Apart from the investors themselves, the winners from this system are the lawyers, bankers, accountants and financiers who take their cut along the way. The loser is Britain, because of the lost tax revenues-anything from £7bn to £25bn each year. So as the government grapples with a big gap in public finances, one might expect closing these loopholes to be an urgent priority. Yet the message so far has been mixed.

 

At the Liberal Democrat conference Danny Alexander, chief secretary to the treasury, promised to help "crack down on those hiding money offshore." Despite planned job losses at HM Revenue & Customs, he has promised to allocate 900 inspectors to the task. Similarly, George Osborne has vowed to look at the possible introduction of a wide-ranging general anti-avoidance rule. Yet he was rather more silent on the subject at the Tory conference, foregoing the chance to attack tax avoiders.

 

A better clue to the government's agenda may lie in a chain of events that started over a year ago-and which offered the new government a perfect opportunity to shut the Caymans down as a tax haven.

 

Last year, when the banking crisis threatened to bankrupt the islands, the territory's government turned to London (still its ultimate paymaster) for the guarantee of a £200m loan. The relevant minister, Chris Bryant, suggested they should consider their position and think about bringing in new direct taxes-and not presume on their offshore status-before they took their request further. The Labour government, which had started to develop a real appetite for clamping down on tax avoidance, had spotted its chance. By refusing to act as a lender of last resort, it could nobble one of the world's most infamous havens.

 

That's where things stood until the Labour lost the election in May. Just a few days later, Henry Bellingham, newly-appointed minister for overseas territories, gave the Caymans the go-ahead to borrow the money-without bringing in new taxes.

 

Why was it that the Conservatives so quickly reneged on their own election promises to clamp down on those who make money offshore?

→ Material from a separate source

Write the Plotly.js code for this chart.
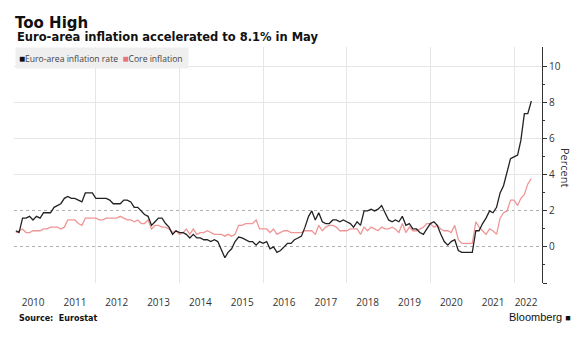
<!DOCTYPE html>
<html>
<head>
<meta charset="utf-8">
<script src="https://cdn.plot.ly/plotly-3.0.1.min.js"></script>
<style>html,body{margin:0;padding:0;background:#fff;}#chart{width:587px;height:338px;}</style>
</head>
<body>
<div id="chart"></div>
<script>
// Monthly data, Jan 2010 - May 2022 (annual % change)
const startYear = 2010;
const headline = [
  0.9, 0.8, 1.6, 1.6, 1.7, 1.5, 1.7, 1.6, 1.9, 1.9, 1.9, 2.2,
  2.3, 2.4, 2.7, 2.8, 2.7, 2.7, 2.6, 2.5, 3.0, 3.0, 3.0, 2.7,
  2.7, 2.7, 2.7, 2.6, 2.4, 2.4, 2.4, 2.6, 2.6, 2.5, 2.2, 2.2,
  2.0, 1.8, 1.7, 1.2, 1.4, 1.6, 1.6, 1.3, 1.1, 0.7, 0.9, 0.8,
  0.8, 0.7, 0.5, 0.7, 0.5, 0.5, 0.4, 0.4, 0.3, 0.4, 0.3, -0.2,
  -0.6, -0.3, -0.1, 0.3, 0.55, 0.5, 0.4, 0.3, 0.3, 0.1, 0.3, 0.2,
  0.3, -0.1, 0.0, -0.3, -0.2, 0.0, 0.2, 0.2, 0.4, 0.5, 0.6, 1.1,
  1.7, 2.0, 1.5, 1.9, 1.4, 1.3, 1.3, 1.5, 1.5, 1.4, 1.5, 1.4,
  1.3, 1.1, 1.4, 1.2, 2.0, 2.0, 2.1, 2.0, 2.1, 2.3, 1.9, 1.5,
  1.4, 1.5, 1.4, 1.7, 1.2, 1.3, 1.0, 1.0, 0.8, 0.7, 1.0, 1.3,
  1.4, 1.2, 0.7, 0.3, 0.1, 0.3, 0.4, -0.2, -0.3, -0.3, -0.3, -0.3,
  0.9, 0.9, 1.3, 1.6, 2.0, 1.9, 2.2, 3.0, 3.4, 4.1, 4.9, 5.0,
  5.1, 5.9, 7.4, 7.4, 8.1
];
const core = [
  0.8, 0.9, 1.0, 0.8, 0.8, 0.9, 0.9, 0.9, 1.0, 1.0, 1.1, 1.1,
  1.1, 1.0, 1.1, 1.5, 1.5, 1.5, 1.3, 1.2, 1.6, 1.6, 1.6, 1.6,
  1.5, 1.5, 1.6, 1.6, 1.6, 1.6, 1.7, 1.6, 1.5, 1.5, 1.4, 1.5,
  1.3, 1.3, 1.5, 1.0, 1.2, 1.2, 1.1, 1.1, 1.0, 0.8, 0.9, 0.7,
  0.8, 1.0, 0.7, 1.0, 0.7, 0.8, 0.8, 0.9, 0.8, 0.7, 0.7, 0.7,
  0.6, 0.7, 0.6, 0.7, 1.2, 1.2, 1.3, 1.3, 1.3, 1.5, 1.0, 1.0,
  1.0, 0.8, 1.0, 0.7, 0.8, 0.9, 0.9, 0.8, 0.8, 0.8, 0.8, 0.9,
  0.9, 0.9, 0.7, 1.2, 0.9, 1.1, 1.2, 1.2, 1.1, 0.9, 0.9, 0.9,
  1.0, 1.0, 1.0, 0.7, 1.1, 0.9, 1.1, 1.0, 0.9, 1.1, 1.0, 1.0,
  1.1, 1.0, 0.8, 1.3, 0.8, 1.1, 0.9, 0.9, 1.0, 1.1, 1.3, 1.3,
  1.1, 1.2, 1.0, 0.9, 0.9, 0.8, 1.2, 0.4, 0.2, 0.2, 0.2, 0.2,
  1.4, 1.1, 0.9, 0.7, 1.0, 0.9, 0.7, 1.6, 1.9, 2.0, 2.6, 2.6,
  2.3, 2.7, 2.9, 3.5, 3.8
];
const yearLabels = ['2010','2011','2012','2013','2014','2015','2016','2017','2018','2019','2020','2021','2022'];
const yearLabelDates = ['2010-07-01','2011-07-01','2012-07-01','2013-07-01','2014-07-01','2015-07-01','2016-07-01','2017-07-01','2018-07-01','2019-07-01','2020-07-01','2021-07-01','2022-04-15'];
const gridYears = ['2012-01-01','2014-01-01','2016-01-01','2018-01-01','2020-01-01','2022-01-01'];
const yTicks = [-2, 0, 2, 4, 6, 8, 10];
const yTickText = ['', '0', '2', '4', '6', '8', '10'];
const seriesNames = ['Euro-area inflation rate', 'Core inflation'];

// month-end dates for each observation
const months = headline.map((_, i) => {
  const y = startYear + Math.floor(i / 12), m = i % 12 + 1;
  const d = new Date(Date.UTC(y, m, 0));
  return d.toISOString().slice(0, 10);
});

const xRange = ['2010-01-15', '2022-09-01'];
const yRange = [-2, 11.1];

const traces = [
  // empty helper traces so the grid-only overlay axes get drawn
  {x: [null], y: [null], xaxis: 'x2', yaxis: 'y', type: 'scatter', mode: 'lines', showlegend: false, hoverinfo: 'skip'},
  {x: [null], y: [null], xaxis: 'x', yaxis: 'y2', type: 'scatter', mode: 'lines', showlegend: false, hoverinfo: 'skip'},
  {x: [null], y: [null], xaxis: 'x', yaxis: 'y3', type: 'scatter', mode: 'lines', showlegend: false, hoverinfo: 'skip'},
  {x: months, y: core, type: 'scatter', mode: 'lines', name: seriesNames[1],
   line: {color: '#ef9696', width: 1.3}, showlegend: false, hoverinfo: 'skip'},
  {x: months, y: headline, type: 'scatter', mode: 'lines', name: seriesNames[0],
   line: {color: '#222222', width: 1.3}, showlegend: false, hoverinfo: 'skip'}
];

const txt = '#333';
const layout = {
  width: 587, height: 338,
  margin: {l: 14, r: 45, t: 47, b: 55},
  paper_bgcolor: '#fff', plot_bgcolor: 'rgba(0,0,0,0)',
  showlegend: false,
  title: {text: '<b>Too High</b>', font: {family: 'DejaVu Sans', size: 15, color: '#111'},
          xref: 'container', x: 15/587, xanchor: 'left', yref: 'container', y: 1 - 17/338, yanchor: 'top'},
  xaxis: {type: 'date', range: xRange, tickvals: yearLabelDates, ticktext: yearLabels,
          ticks: '', showgrid: false, zeroline: false, showline: false,
          tickfont: {family: 'Open Sans', size: 10, color: txt}, ticklabelstandoff: 12},
  xaxis2: {type: 'date', overlaying: 'x', anchor: 'y', range: xRange, tickvals: gridYears,
           showticklabels: false, ticks: '', showgrid: true, gridcolor: '#e6e6e6', gridwidth: 1, zeroline: false},
  yaxis: {side: 'right', range: yRange, tickvals: yTicks, ticktext: yTickText,
          ticks: 'outside', ticklen: 4, tickcolor: '#333', showline: true, linecolor: '#333', linewidth: 1,
          showgrid: false, zeroline: false, tickfont: {family: 'Open Sans', size: 10, color: txt},
          minor: {tickvals: [-1, 1, 3, 5, 7, 9], ticks: 'outside', ticklen: 2, tickcolor: '#333', showgrid: false}},
  yaxis2: {overlaying: 'y', side: 'right', anchor: 'x', range: yRange, tickvals: [4, 6, 8, 10],
           showticklabels: false, ticks: '', showgrid: true, gridcolor: '#e6e6e6', zeroline: false},
  yaxis3: {overlaying: 'y', side: 'right', anchor: 'x', range: yRange, tickvals: [0, 2],
           showticklabels: false, ticks: '', showgrid: true, gridcolor: '#b0b0b0', griddash: 'dot', gridwidth: 1, zeroline: false},
  annotations: [
    {text: '<b>Euro-area inflation accelerated to 8.1% in May</b>', xref: 'paper', yref: 'paper',
     x: 1/528, y: 1 + (47-37)/236, xanchor: 'left', yanchor: 'middle', showarrow: false,
     font: {family: 'DejaVu Sans', size: 11.5, color: '#111'}},
    {text: "<span style='color:#111;font-size:10px'>■</span>" + seriesNames[0] + "  <span style='color:#e8737a;font-size:10px'>■</span>" + seriesNames[1] + " ",
     xref: 'paper', yref: 'paper', x: 1/528, y: 1 - (58-47)/236, xanchor: 'left', yanchor: 'middle',
     showarrow: false, bgcolor: '#efefef', borderpad: 3,
     font: {family: 'Open Sans', size: 8.6, color: '#444'}},
    {text: 'Percent', xref: 'paper', yref: 'paper', x: (566-14)/528, y: 1 - (167-47)/236,
     xanchor: 'center', yanchor: 'middle', textangle: 90, showarrow: false,
     font: {family: 'Open Sans', size: 11, color: txt}},
    {text: '<b>Source:  Eurostat</b>', xref: 'paper', yref: 'paper', x: (17-14)/528, y: -(318-283)/236,
     xanchor: 'left', yanchor: 'middle', showarrow: false,
     font: {family: 'DejaVu Sans', size: 8, color: '#111'}},
    {text: "Bloomberg <span style='font-size:9px'>■</span>", xref: 'paper', yref: 'paper', x: (573-14)/528, y: -(317-283)/236,
     xanchor: 'right', yanchor: 'middle', showarrow: false,
     font: {family: 'Liberation Sans', size: 11, color: '#111'}}
  ]
};

Plotly.newPlot('chart', traces, layout, {staticPlot: true, displayModeBar: false});
</script>
</body>
</html>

No doubt they were torn between the need to stick to their word and their perception that tax havens help to keep the City of London open for business. But it is also tempting to be more cynical. Under British law, hedge funds are able to register in the Caymans-and make their deals tax-free through the islands. This is allowed even though most of those running the funds work thousands of miles away, mainly in central London. If you delve into the public records in the Caymans-as researchers for the Channel 4 Dispatches programme I have just produced did-you will find lists containing many hedge fund names, many of them based in London. Some of the names of owners of these funds can also be found on the electoral commission's record of Conservative party donors.

 

Indeed, just a few weeks before the government U-turn on the Caymans, a number of British hedge-fund owners handed over large sums of money to the Conservative party, in the run-up to the general election. Some had also given up to six-figure sums to George Osborne to pay for his office in opposition. No laws have been broken. But would it be getting a little carried away to wonder if they were all in it together?